# [Goal]
Without the pictures, return exactly the lines from the one with "Write the seaborn" through the one with "import seaborn as sns". Both end lines belong in the copy.

(Items from a data source)
########
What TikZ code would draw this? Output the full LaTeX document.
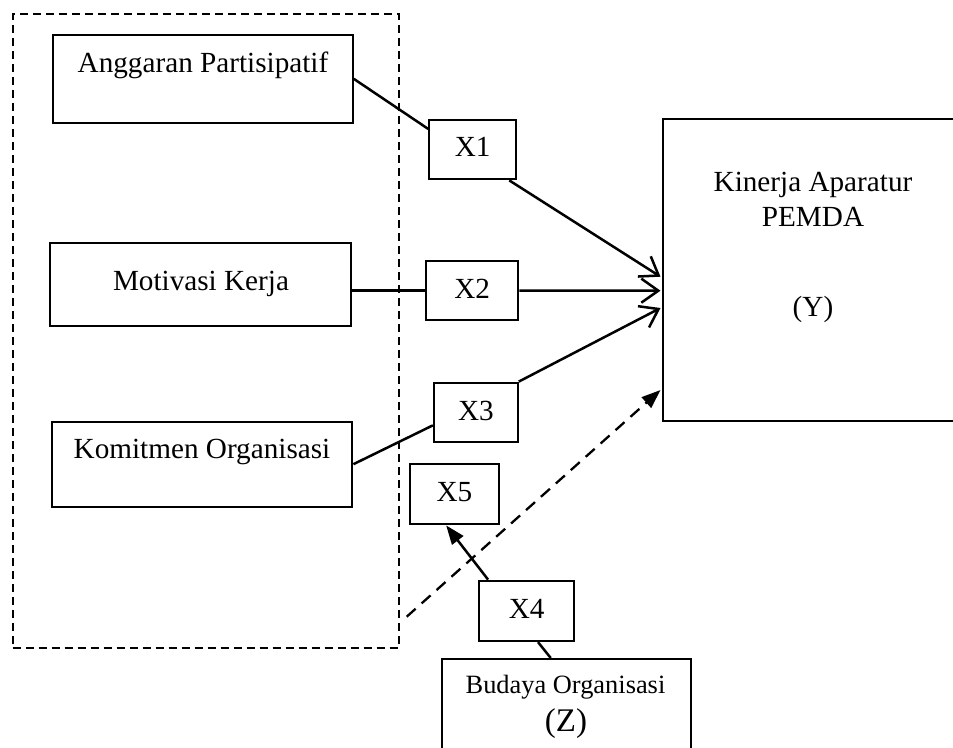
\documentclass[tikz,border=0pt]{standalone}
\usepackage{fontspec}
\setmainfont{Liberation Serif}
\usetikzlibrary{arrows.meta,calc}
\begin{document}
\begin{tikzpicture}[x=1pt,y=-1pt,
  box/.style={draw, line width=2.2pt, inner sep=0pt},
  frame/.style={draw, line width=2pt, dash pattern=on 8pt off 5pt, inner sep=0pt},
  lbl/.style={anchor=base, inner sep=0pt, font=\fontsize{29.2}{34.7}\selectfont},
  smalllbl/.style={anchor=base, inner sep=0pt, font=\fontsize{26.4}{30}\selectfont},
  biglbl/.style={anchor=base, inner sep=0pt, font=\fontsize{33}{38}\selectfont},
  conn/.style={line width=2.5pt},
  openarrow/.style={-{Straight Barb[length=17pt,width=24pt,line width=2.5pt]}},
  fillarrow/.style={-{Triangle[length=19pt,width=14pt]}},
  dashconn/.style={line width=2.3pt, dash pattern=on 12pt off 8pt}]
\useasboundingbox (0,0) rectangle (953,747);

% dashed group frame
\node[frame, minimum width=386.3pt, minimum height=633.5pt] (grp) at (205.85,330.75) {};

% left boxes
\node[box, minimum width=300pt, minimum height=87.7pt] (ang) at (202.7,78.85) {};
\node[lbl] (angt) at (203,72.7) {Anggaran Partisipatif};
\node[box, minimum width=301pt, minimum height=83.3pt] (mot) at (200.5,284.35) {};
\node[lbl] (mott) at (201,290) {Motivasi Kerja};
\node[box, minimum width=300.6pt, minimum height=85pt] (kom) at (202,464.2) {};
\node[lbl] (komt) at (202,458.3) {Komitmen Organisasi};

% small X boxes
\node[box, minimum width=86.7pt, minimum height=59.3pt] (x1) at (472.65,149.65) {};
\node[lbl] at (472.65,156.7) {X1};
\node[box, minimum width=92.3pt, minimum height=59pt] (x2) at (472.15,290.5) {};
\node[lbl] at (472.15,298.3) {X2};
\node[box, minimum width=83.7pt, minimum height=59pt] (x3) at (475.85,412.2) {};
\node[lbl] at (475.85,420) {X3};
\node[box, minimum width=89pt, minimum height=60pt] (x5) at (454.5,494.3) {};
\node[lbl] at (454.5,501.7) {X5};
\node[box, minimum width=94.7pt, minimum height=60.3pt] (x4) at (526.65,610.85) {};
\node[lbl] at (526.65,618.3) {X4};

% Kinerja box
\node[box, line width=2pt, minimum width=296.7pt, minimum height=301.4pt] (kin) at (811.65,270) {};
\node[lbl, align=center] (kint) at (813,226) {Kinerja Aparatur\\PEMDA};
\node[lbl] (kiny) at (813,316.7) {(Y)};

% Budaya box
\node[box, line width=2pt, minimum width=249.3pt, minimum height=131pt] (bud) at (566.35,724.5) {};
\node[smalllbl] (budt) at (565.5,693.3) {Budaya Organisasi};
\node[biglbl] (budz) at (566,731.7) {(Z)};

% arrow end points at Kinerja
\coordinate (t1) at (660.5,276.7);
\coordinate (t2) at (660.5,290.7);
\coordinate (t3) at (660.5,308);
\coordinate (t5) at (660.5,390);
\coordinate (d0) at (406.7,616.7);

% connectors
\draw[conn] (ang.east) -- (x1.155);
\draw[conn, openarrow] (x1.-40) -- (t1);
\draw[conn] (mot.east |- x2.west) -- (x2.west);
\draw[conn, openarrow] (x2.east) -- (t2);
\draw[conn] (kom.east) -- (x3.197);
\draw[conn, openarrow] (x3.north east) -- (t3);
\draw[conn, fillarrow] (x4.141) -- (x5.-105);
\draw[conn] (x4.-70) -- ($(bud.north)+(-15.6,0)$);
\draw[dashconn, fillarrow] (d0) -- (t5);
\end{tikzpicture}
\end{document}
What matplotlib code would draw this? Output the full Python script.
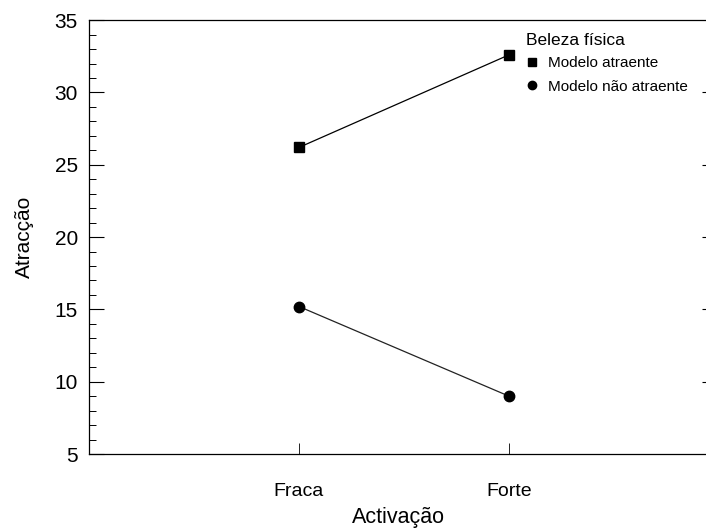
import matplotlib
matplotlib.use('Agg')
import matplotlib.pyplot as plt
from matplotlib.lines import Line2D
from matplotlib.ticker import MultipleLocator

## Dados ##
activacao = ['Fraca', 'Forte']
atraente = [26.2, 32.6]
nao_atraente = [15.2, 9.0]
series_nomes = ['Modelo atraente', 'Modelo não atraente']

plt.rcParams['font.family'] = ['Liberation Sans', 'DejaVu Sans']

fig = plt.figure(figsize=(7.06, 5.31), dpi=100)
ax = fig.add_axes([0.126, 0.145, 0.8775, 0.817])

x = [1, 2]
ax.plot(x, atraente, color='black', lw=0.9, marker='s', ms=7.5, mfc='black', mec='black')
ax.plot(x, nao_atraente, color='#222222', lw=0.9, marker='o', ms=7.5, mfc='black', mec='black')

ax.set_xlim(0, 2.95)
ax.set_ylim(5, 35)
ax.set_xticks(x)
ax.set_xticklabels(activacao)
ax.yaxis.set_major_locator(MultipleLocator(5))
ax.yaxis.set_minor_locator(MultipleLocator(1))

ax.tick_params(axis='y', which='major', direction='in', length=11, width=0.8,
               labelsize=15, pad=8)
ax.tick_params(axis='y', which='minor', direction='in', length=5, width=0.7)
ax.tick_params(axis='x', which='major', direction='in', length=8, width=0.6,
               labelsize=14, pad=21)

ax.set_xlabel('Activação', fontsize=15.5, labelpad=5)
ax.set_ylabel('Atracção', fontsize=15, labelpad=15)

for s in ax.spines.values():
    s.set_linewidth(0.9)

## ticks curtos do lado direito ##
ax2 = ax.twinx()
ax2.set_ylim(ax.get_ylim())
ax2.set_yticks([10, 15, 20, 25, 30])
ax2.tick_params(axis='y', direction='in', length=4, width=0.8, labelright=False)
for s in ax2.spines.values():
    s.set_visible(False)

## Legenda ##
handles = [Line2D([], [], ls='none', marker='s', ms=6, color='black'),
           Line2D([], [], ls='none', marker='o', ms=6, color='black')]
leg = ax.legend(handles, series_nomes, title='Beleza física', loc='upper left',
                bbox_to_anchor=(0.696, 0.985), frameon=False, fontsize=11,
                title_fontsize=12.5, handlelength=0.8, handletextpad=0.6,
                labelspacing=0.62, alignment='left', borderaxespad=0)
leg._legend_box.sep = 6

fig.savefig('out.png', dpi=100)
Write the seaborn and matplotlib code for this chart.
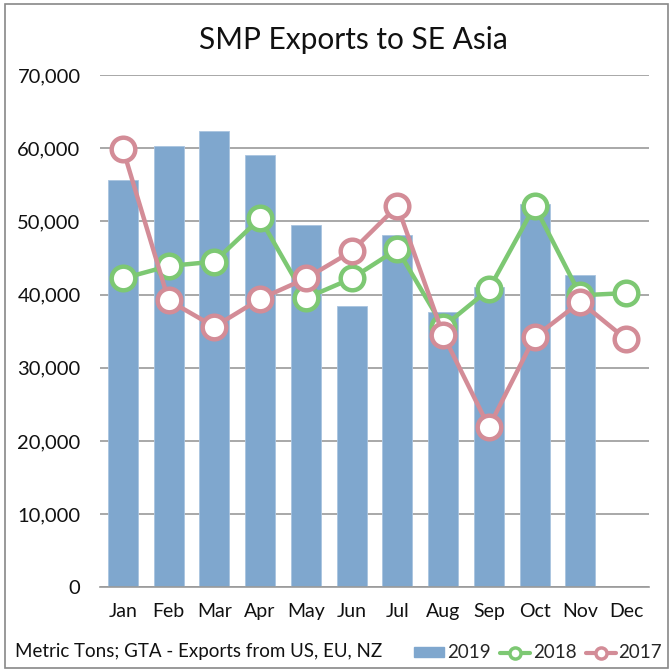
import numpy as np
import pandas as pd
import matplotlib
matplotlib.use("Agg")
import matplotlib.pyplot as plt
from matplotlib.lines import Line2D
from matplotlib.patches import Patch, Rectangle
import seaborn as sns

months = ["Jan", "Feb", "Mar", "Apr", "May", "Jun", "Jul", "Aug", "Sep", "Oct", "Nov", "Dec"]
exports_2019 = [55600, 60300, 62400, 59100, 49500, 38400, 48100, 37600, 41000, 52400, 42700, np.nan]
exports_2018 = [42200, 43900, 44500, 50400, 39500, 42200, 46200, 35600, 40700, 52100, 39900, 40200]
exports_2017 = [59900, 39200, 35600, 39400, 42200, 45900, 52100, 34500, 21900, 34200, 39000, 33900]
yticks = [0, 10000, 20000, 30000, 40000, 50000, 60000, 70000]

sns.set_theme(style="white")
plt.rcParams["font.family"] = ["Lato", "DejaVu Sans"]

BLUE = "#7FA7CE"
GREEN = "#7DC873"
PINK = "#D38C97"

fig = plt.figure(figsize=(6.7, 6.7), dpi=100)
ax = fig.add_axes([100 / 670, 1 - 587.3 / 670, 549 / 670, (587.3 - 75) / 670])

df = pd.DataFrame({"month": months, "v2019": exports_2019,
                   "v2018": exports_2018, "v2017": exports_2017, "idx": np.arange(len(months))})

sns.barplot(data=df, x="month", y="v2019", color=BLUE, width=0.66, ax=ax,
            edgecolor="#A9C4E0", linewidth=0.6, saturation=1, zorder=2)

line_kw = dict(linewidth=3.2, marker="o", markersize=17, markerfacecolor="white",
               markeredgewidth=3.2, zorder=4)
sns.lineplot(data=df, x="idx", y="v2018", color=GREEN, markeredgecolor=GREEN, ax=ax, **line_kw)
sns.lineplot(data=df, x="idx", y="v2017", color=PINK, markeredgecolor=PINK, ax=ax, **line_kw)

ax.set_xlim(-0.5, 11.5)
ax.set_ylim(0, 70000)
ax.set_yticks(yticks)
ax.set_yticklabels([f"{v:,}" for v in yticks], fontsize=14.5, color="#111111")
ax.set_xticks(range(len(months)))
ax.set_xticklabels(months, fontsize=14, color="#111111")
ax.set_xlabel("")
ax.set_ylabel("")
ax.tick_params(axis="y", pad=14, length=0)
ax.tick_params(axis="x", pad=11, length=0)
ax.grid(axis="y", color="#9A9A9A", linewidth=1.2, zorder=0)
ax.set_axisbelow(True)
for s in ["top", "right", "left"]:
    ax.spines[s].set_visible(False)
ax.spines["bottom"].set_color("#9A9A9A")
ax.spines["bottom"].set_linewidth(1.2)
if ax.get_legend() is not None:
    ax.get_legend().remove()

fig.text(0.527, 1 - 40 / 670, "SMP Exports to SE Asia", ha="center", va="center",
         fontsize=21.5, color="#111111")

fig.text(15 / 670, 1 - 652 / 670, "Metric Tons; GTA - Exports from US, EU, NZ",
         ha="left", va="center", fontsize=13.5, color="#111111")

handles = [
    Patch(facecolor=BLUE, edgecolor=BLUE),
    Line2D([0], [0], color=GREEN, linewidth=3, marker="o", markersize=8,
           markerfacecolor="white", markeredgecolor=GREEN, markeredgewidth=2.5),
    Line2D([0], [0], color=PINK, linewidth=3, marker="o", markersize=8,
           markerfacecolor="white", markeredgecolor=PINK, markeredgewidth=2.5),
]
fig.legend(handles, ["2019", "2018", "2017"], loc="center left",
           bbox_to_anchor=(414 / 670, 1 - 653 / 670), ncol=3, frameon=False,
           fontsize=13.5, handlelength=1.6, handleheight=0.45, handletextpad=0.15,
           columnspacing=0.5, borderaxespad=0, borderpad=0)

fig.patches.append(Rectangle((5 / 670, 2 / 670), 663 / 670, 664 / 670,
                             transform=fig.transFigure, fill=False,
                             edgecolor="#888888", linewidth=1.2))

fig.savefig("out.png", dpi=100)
########
# [Reply to the task]
Write the seaborn and matplotlib code for this chart.
import numpy as np
import pandas as pd
import matplotlib
matplotlib.use("Agg")
import matplotlib.pyplot as plt
from matplotlib.lines import Line2D
from matplotlib.patches import Patch, Rectangle
import seaborn as sns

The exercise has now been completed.